St. Peter’s Pool, Marsaxlokk

Located at the tip of the peninsula in Marsaxlokk is a beautiful natural attraction that is just a short trip away from the harbour: St. Peter’s Pool. This breathtaking beach is etched into the side of an impressive cliff overlooking the clear azure waters. Along the cliffside there is a horseshoe shaped inlet with ridges above the water that are perfect for relaxing in the sun. Additionally, the ridge provides a perfect diving platform for swimmers to jump into the deep waters below. To access St. Peter’s Pool, there are two main options. The beach is accessible via car or bus, which can take you as far as the cliff directly above the pool. For the scenic route, there are luzzu’s in Marsaxlokk Harbour that will take you directly to the beach, while also providing optimal views of the surrounding area.

The rocky outcrops lining the inlet of St. Peters Pool in Malta
The inlet at St. Peter’s Pool, Marsaxlokk, Malta. Image by Photohound


Malta’s sister island is the perfect, off the beaten path getaway. Gozo is the second largest island in Malta, yet much less densely populated than the main island, allowing for a slower pace. It is often regarded as a more peaceful island, lined with rolling hills, pristine beaches and charming villages that contribute to its overall tranquility. Unlike the main island of Malta, here you will actually find lush greenery both inland and along its scenic beaches. To best experience this scenery that is incredibly unique in the country, visit the stunning Ir-Ramla il-Hamra Beach, where the green rolling hills meet the sea. 

Another natural point of interest in Gozo is the remarkable Dwejra Bay. Here, you will find the remnants of one of Malta’s most prominent natural attractions, the Azure Window, which collapsed in 2017. Despite the collapse, it is still a gorgeous area to explore, with deep blue waters, natural sea pools and incredible underwater rock formations which can be explored by diving or snorkelling. 

In addition to the wonderful natural attractions and more relaxed pace that are among the main enticing factors of Gozo, it is also home to several fascinating cultural and historic sites. Gozo’s capital city, Victoria, is a true historical wonder. The center of the city, its medieval Citadel, was constructed atop a hill overlooking the rustic buildings and countryside below. The Citadel’s fortified walls were constructed by the Knights of Saint John after the city was partially destroyed by a battle with the Turks in 1551. Within the mesmerizing walls of the Citadel are further cultural and historical marvels, such as the Cathedral of the Assumption, a stunning embodiment of the Baroque period, and the Old Prison, which housed 16th century prisoners.
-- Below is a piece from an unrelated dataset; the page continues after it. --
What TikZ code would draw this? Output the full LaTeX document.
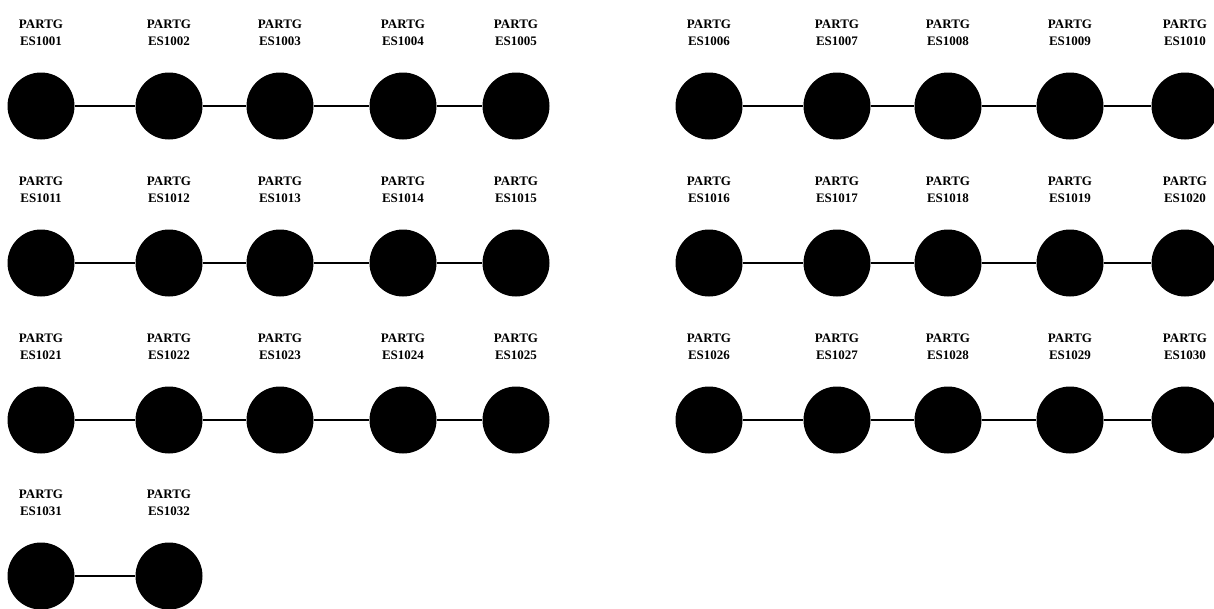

The city of Victoria is the true historical heart of Gozo, and is a must visit for any history buffs. 

The walls around the Citadel in Victoria, Gozo, set upon a hill overlooking the rest of the city
The fortified walls surrounding the medieval Citadel in Victoria, Gozo. Image by My Guide Malta

Malta: The hidden gem of the Mediterranean 

Although greatly overlooked as a vacation destination, the island country of Malta is among the greatest options for culture, nature and history in the Mediterranean. Delectable local cuisine, a vibrant culture and plentiful accommodation options are some enticing factors apparent in Malta. In addition, incredible attractions such as the historic city of Valletta, the captivating waters of Blue Lagoon, the markets and natural pools of Marsaxlokk and the relaxing escape of Gozo, further cement Malta as an ideal Mediterranean destination. Evidently, the time is now to visit Malta, before the world catches on to this secret Mediterranean paradise.